::: SUPPLIED MATERIAL
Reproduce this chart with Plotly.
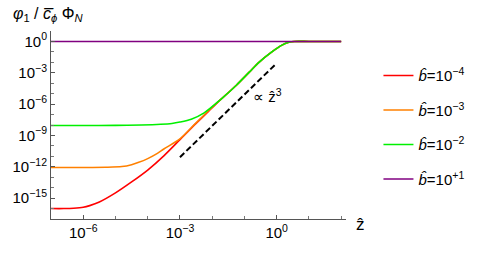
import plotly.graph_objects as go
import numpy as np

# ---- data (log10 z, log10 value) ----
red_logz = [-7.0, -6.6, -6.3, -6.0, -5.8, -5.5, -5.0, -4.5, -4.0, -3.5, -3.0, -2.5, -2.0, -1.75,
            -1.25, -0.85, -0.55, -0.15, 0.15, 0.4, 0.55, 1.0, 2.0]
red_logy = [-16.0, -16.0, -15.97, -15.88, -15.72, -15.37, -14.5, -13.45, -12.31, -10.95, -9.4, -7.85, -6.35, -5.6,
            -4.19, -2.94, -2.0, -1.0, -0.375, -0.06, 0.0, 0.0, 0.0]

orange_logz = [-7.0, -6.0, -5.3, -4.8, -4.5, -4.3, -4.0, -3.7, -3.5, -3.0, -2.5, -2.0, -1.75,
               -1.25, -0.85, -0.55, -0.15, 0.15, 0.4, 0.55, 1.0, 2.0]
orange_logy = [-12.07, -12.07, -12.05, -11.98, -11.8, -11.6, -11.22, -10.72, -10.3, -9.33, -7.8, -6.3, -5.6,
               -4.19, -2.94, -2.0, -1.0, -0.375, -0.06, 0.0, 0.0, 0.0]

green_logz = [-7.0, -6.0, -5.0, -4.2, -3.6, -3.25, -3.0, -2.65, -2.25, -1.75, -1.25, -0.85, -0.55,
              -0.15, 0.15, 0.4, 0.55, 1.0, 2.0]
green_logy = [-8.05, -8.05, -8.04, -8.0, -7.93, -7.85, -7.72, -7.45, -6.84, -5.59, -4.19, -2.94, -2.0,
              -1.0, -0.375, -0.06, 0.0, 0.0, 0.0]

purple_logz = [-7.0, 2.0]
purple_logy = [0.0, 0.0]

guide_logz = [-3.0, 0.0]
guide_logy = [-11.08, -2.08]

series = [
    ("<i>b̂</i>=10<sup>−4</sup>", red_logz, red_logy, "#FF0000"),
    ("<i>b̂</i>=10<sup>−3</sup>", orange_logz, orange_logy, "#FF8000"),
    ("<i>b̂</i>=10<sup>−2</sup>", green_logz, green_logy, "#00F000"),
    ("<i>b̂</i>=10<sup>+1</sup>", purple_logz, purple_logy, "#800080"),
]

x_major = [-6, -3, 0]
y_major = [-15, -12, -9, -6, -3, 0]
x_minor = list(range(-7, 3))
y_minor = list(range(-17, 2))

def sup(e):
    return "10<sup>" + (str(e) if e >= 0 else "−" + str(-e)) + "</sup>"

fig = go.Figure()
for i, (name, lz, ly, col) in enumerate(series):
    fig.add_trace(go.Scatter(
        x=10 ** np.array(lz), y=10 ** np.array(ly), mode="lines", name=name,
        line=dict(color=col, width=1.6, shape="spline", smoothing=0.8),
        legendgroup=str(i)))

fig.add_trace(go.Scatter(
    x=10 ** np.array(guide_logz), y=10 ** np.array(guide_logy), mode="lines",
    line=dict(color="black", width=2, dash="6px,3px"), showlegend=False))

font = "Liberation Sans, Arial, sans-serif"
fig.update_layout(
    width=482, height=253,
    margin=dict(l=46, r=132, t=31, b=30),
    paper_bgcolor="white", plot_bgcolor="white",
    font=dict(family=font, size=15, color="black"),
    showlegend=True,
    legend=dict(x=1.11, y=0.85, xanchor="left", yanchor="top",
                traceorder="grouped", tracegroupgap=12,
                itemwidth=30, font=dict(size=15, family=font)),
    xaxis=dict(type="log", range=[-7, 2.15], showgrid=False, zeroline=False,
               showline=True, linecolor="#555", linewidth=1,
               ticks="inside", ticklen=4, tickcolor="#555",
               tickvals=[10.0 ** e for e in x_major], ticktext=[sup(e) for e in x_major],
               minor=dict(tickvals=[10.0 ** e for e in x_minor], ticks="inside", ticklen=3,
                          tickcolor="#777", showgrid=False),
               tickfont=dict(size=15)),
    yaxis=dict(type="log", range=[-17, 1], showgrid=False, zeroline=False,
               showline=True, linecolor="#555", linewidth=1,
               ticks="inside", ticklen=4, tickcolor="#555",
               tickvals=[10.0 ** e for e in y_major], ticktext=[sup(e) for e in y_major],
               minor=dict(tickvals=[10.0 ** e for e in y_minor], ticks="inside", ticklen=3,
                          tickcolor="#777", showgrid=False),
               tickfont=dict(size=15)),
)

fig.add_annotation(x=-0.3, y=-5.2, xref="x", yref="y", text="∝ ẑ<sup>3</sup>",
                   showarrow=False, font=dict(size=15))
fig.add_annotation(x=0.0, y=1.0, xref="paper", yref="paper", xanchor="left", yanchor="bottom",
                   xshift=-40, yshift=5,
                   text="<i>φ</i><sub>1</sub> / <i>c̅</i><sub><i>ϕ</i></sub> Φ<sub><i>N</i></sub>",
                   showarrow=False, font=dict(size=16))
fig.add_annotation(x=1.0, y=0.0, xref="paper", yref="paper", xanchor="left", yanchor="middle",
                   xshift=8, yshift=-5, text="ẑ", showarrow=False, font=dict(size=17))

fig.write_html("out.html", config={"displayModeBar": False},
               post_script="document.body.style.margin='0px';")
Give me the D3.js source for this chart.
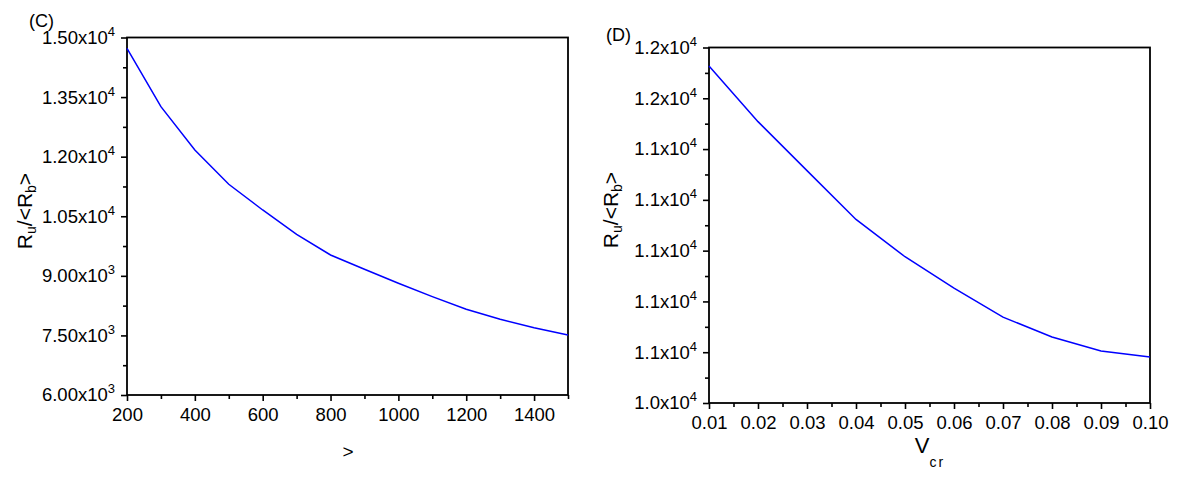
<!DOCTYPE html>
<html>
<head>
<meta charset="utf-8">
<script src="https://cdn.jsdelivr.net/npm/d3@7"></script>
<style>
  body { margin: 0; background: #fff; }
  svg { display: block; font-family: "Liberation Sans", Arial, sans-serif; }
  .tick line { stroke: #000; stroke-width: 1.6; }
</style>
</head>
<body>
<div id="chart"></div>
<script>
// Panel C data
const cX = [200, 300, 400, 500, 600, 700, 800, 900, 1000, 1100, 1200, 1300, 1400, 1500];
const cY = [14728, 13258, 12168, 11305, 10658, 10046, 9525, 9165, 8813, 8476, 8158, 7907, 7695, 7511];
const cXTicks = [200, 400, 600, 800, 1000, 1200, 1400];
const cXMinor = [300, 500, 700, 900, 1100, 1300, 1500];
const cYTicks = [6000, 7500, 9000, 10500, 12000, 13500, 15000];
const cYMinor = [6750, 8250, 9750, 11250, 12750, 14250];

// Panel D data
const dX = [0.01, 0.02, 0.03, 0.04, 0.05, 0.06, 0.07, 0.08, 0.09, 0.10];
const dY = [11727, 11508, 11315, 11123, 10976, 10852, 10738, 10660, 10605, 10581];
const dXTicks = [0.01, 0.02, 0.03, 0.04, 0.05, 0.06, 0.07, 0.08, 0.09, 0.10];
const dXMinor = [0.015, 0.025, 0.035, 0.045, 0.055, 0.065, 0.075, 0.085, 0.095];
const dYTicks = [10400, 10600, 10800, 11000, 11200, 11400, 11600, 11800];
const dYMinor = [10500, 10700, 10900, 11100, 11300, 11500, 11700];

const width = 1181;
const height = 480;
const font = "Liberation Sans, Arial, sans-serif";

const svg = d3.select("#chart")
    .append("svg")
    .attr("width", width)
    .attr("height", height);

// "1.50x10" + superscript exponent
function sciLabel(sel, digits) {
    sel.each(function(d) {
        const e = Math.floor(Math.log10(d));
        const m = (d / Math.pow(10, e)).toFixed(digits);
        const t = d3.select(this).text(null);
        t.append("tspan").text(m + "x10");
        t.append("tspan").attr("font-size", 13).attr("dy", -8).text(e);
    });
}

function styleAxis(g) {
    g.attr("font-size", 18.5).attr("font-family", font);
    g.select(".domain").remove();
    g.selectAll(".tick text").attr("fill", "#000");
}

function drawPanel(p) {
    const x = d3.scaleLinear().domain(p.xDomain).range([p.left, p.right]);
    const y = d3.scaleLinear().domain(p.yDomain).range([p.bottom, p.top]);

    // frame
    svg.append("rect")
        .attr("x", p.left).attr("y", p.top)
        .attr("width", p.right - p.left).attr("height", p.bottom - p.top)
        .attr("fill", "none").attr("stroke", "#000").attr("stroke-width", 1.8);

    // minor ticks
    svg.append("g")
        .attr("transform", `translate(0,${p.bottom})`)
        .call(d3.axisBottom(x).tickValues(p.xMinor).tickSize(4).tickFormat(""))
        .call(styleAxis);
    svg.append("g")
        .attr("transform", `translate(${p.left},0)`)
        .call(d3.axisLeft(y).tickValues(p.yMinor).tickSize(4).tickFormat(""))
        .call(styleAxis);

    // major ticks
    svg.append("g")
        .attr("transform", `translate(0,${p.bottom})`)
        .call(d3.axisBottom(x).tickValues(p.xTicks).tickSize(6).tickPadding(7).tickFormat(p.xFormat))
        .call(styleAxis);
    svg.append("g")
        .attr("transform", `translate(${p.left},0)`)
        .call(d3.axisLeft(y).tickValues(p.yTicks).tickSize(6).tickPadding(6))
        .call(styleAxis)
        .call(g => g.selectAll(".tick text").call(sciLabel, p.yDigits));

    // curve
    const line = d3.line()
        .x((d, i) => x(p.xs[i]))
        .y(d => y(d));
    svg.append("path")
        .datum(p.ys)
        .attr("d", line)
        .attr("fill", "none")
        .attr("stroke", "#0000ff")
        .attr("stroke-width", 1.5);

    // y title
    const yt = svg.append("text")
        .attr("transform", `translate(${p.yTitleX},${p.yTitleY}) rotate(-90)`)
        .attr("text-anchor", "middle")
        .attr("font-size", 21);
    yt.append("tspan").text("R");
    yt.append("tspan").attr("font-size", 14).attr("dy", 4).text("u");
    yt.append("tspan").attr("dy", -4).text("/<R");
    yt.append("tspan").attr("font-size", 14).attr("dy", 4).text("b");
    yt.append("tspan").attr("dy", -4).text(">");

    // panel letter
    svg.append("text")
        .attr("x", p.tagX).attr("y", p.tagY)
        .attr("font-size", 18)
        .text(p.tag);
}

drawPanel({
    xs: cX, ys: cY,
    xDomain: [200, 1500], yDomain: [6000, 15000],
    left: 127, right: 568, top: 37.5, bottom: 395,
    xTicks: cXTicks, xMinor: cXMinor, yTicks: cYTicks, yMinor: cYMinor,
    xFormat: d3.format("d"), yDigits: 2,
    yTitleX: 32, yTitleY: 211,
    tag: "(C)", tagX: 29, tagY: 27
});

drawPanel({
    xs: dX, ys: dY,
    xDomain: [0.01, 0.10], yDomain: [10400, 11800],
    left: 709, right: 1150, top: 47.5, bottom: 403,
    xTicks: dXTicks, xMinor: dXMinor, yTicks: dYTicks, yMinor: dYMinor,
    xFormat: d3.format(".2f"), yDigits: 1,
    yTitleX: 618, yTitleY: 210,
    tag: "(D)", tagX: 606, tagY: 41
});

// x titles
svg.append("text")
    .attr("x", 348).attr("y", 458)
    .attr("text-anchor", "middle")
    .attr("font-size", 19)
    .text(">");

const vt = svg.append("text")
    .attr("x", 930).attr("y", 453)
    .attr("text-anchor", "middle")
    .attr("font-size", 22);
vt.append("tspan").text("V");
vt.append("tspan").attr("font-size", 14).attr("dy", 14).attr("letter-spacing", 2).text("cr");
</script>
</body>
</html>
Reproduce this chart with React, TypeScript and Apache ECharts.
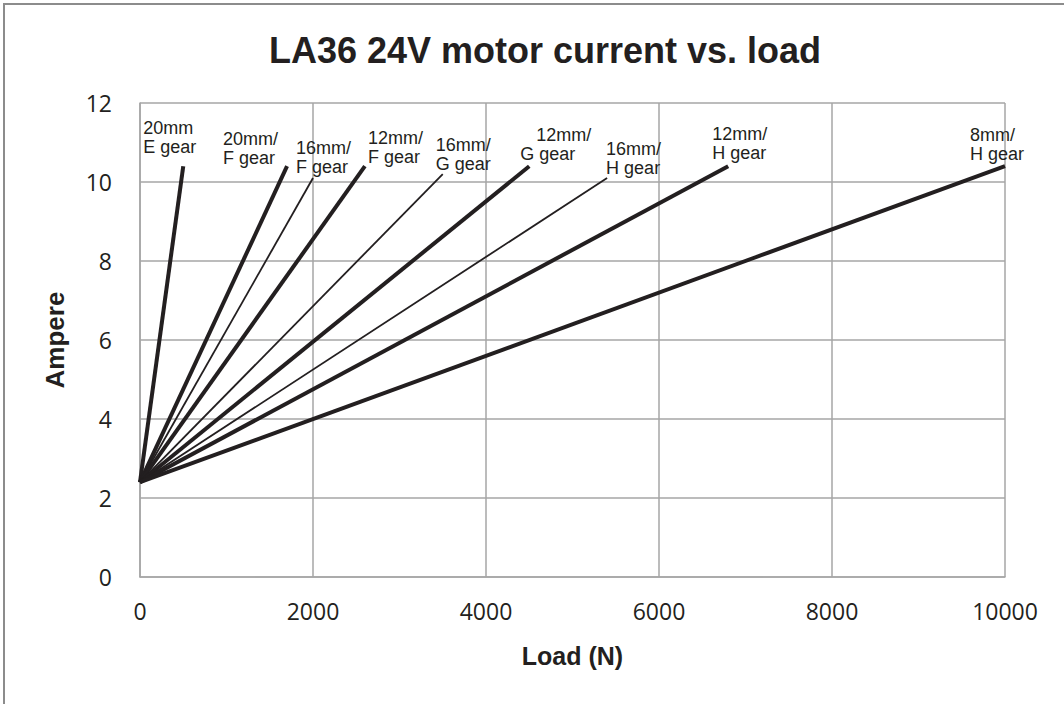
::::::
* _SHORT TASK_
Extract each line from the listing that holds the word "this".

* _SOLUTION_
Reproduce this chart with Plotly.
Give me the D3.js source for this chart.
        const t = d3.select(this).text(null);
Reproduce this chart with React, TypeScript and Apache ECharts.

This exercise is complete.